Sorti en Zone All chez Severin et en Zone 2 chez Shock, «Bloody Moon» de Jess Franco va enfin avoir l'honneur d'une édition française grâce aux efforts d'Uncut movies qui s'est fendu pour l'occasion de sa traditionnelle édition limitée à 1000 exemplaires. Une excellente nouvelle puisque l'unique façon de visionner cette petite curiosité  du cinéma d'exploitation dans la langue de Molière était à ce jour de mettre la main sur une VHS d'époque. L'éditeur nous ayant fort sympathiquement envoyé un galette argentée en pleine tronche, nous dégainons aujourd'hui un review vengeur. Fallait pas commencer... Non mais !


Synopsis :

Un groupe d'étudiantes se rend en Espagne afin d'intégrer une école de langues... (Cool !) Étrangères. (Ah mince, fausse joie!) Le lieu est idyllique et permet aux jeunes filles de partager leur temps entre travail et plaisir. Mais ce qu'elles ignorent c'est que ce cadre paradisiaque fut le théâtre quelques années plus tôt d'un meurtre particulièrement sadique et que l'assassin après un long (prétentieux va!) traitement psychiatrique vient d'être remis en liberté. Dès lors, les étudiantes vont devenir les proies d'une ombre menaçante armée d'un long couteau et nombreuses sont celles qui finiront massacrées par le tueur fou. Une des étudiantes, Angela, inquiète de la disparition de sa meilleure amie va tenter de découvrir les sombres secrets qui planent autour de l'école. Ce qu'elle va découvrir va la plonger au plus profond de l'horreur...




Critique :

C'est pour des producteurs teutons que Jess Franco, génial et prolifique mercenaire du 7e art, s'est offert une opportuniste escapade dans le Slasher movie.1981, une année faste de plus pour le fou filmant qui accouche de quelques neufs bobines dont nous retiendrons Sadomania (toi même!), le sympathique Abime des morts vivants, Bloody Moon sans oublier Linda (Orgy of the Nymphomaniacs) pour les mêmes producteurs. Le film est exploité en France sous le titre «La lune de sang» et en Espagne, terre de naissance de notre brave Jesus (Franco précisons-le), sous le titre plus étonnant de «Colegialas violadas». Qu'on se le dise, aucun viol ne viendra interrompre le décompte morbide et sanglant de Bloody Moon. Ce retitrage aurait, d'après Franco lui-même, surtout servi à exciter la curiosité du public espagnol après quelques années de censure.

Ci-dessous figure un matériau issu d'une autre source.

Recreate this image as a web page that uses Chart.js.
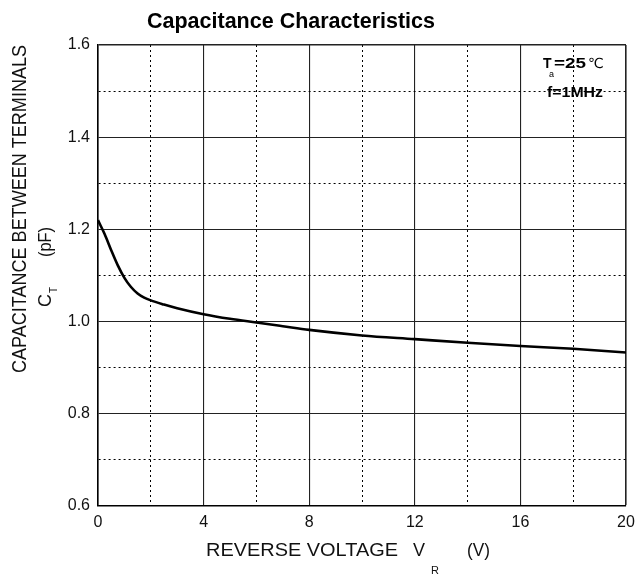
<!DOCTYPE html>
<html lang="en">
<head>
  <meta charset="UTF-8">
  <title>Capacitance Characteristics</title>
  <script src="https://cdn.jsdelivr.net/npm/chart.js"></script>
  <style>
    body { margin: 0; background: #fff; }
    #wrap { width: 638px; height: 575px; }
  </style>
</head>
<body>
<div id="wrap"><canvas id="ctChart" width="638" height="575"></canvas></div>
<script>
// curve
const voltage = [0, 0.25, 0.5, 0.75, 1, 1.25, 1.5, 1.75, 2, 2.5, 3, 4, 5, 6, 7, 8, 10, 12, 14, 16, 18, 20];
const capacitance = [1.22, 1.19, 1.155, 1.122, 1.095, 1.075, 1.061, 1.052, 1.046, 1.037, 1.029, 1.016, 1.006, 0.998, 0.99, 0.982, 0.97, 0.962, 0.954, 0.947, 0.941, 0.933];
const xLabels = [0, 4, 8, 12, 16, 20];
const yLabels = [0.6, 0.8, 1.0, 1.2, 1.4, 1.6];

const FONT = '"Liberation Sans", Arial, sans-serif';

function fitText(ctx, text, x, y, w) {
  const m = ctx.measureText(text).width;
  ctx.save();
  ctx.translate(x, y);
  ctx.scale(w / m, 1);
  ctx.fillText(text, 0, 0);
  ctx.restore();
}

function isMajor(list, v) {
  return list.some(t => Math.abs(t - v) < 1e-6);
}

const textPlugin = {
  id: 'texts',
  afterDraw(chart) {
    const ctx = chart.ctx;
    ctx.save();
    ctx.fillStyle = '#000';
    ctx.textAlign = 'left';
    ctx.textBaseline = 'alphabetic';

    // title
    ctx.font = 'bold 22px ' + FONT;
    fitText(ctx, 'Capacitance Characteristics', 147, 28, 288);

    // x axis title
    ctx.fillStyle = '#111';
    ctx.font = '18px ' + FONT;
    fitText(ctx, 'REVERSE VOLTAGE', 206, 556, 192);
    ctx.fillText('V', 413, 556);
    ctx.font = '11px ' + FONT;
    ctx.fillText('R', 431, 574);
    ctx.font = '18px ' + FONT;
    fitText(ctx, '(V)', 467, 556, 23);

    // y axis title
    ctx.save();
    ctx.translate(26, 373);
    ctx.rotate(-Math.PI / 2);
    ctx.font = '20px ' + FONT;
    fitText(ctx, 'CAPACITANCE BETWEEN TERMINALS', 0, 0, 328);
    ctx.restore();

    ctx.save();
    ctx.translate(51, 307);
    ctx.rotate(-Math.PI / 2);
    ctx.font = '18px ' + FONT;
    ctx.fillText('C', 0, 0);
    ctx.font = '10px ' + FONT;
    ctx.fillText('T', 14, 6);
    ctx.font = '18px ' + FONT;
    fitText(ctx, '(pF)', 50, 0, 30);
    ctx.restore();

    // conditions
    ctx.fillStyle = '#000';
    ctx.font = 'bold 14px ' + FONT;
    ctx.fillText('T', 543, 68);
    ctx.font = '9px ' + FONT;
    ctx.fillText('a', 549, 77);
    ctx.font = 'bold 14px ' + FONT;
    fitText(ctx, '=25', 554, 68, 32);
    ctx.font = '14px "DejaVu Sans", sans-serif';
    ctx.fillText('\u2103', 588, 68);
    ctx.font = 'bold 14px ' + FONT;
    fitText(ctx, 'f=1MHz', 547, 97, 56);
    ctx.restore();
  }
};

const points = voltage.map((v, i) => ({ x: v, y: capacitance[i] }));

new Chart(document.getElementById('ctChart'), {
  type: 'line',
  data: {
    datasets: [{
      data: points,
      borderColor: '#000',
      borderWidth: 2.6,
      pointRadius: 0,
      cubicInterpolationMode: 'monotone',
      fill: false
    }]
  },
  options: {
    responsive: false,
    animation: false,
    layout: { padding: { left: 0, right: 12, top: 45, bottom: 0 } },
    plugins: { legend: { display: false }, tooltip: { enabled: false } },
    scales: {
      x: {
        type: 'linear',
        min: 0,
        max: 20,
        afterBuildTicks: s => { s.ticks = []; for (let v = 0; v <= 20; v += 2) s.ticks.push({ value: v }); },
        afterFit: s => { s.height = 69; s.paddingLeft = 0; s.paddingRight = 0; },
        ticks: {
          autoSkip: false,
          maxRotation: 0,
          padding: 7,
          color: '#111',
          font: { family: FONT, size: 16 },
          callback: v => isMajor(xLabels, v) ? String(v) : ''
        },
        grid: {
          drawTicks: false,
          color: c => isMajor(xLabels, c.tick.value) ? '#222' : '#000',
          lineWidth: c => (c.tick.value === 20) ? 1.6 : (isMajor(xLabels, c.tick.value) ? 1.1 : 1)
        },
        border: {
          display: true,
          color: '#000',
          width: 1.6,
          dash: c => (c.tick && !isMajor(xLabels, c.tick.value)) ? [2, 3] : []
        }
      },
      y: {
        type: 'linear',
        min: 0.6,
        max: 1.6,
        afterBuildTicks: s => { s.ticks = []; for (let i = 0; i <= 10; i++) s.ticks.push({ value: +(0.6 + i * 0.1).toFixed(1) }); },
        afterFit: s => { s.width = 98; s.paddingTop = 0; s.paddingBottom = 0; },
        ticks: {
          autoSkip: false,
          padding: 8,
          color: '#111',
          font: { family: FONT, size: 16 },
          callback: v => isMajor(yLabels, v) ? v.toFixed(1) : ''
        },
        grid: {
          drawTicks: false,
          color: c => isMajor(yLabels, c.tick.value) ? '#222' : '#000',
          lineWidth: c => (Math.abs(c.tick.value - 1.6) < 1e-6) ? 1.6 : (isMajor(yLabels, c.tick.value) ? 1.1 : 1)
        },
        border: {
          display: true,
          color: '#000',
          width: 1.6,
          dash: c => (c.tick && !isMajor(yLabels, c.tick.value)) ? [2, 3] : []
        }
      }
    }
  },
  plugins: [textPlugin]
});
</script>
</body>
</html>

Pour Franco, le tournage de Bloody Moon n'est pas de tout repos. Il ne parvient pas à s'entendre avec ses producteurs qui lui demandent dans un premier temps de tourner le film en Allemagne alors que que l'action est censée se dérouler en Espagne. On lui promet également une bande originale signée Pink Floyd dont notre cinéaste ne verra bien entendu jamais la couleur. Pour couronner le tout, son héroïne, l'actrice allemande Olivia Pascal (Delicia, ou la croisière des caresses, Vanessa), subitement devenue frileuse, signifie clairement qu'elle tournera pas une seule scène dénudée. Face à de tels obstacles, plus d'un cinéaste aurait levé le (Crystal Lake?) camp, mais Franco reste et finit par poser sa camera à Allicante. Assez étonnamment, rien dans cette lune de sang (exception faite de sa bande originale souvent à côté de la plaque et peut être d'un humour masquant une certaine distance du cinéaste sur son œuvre) ne semble vraiment porter les stigmates de sa difficile genèse .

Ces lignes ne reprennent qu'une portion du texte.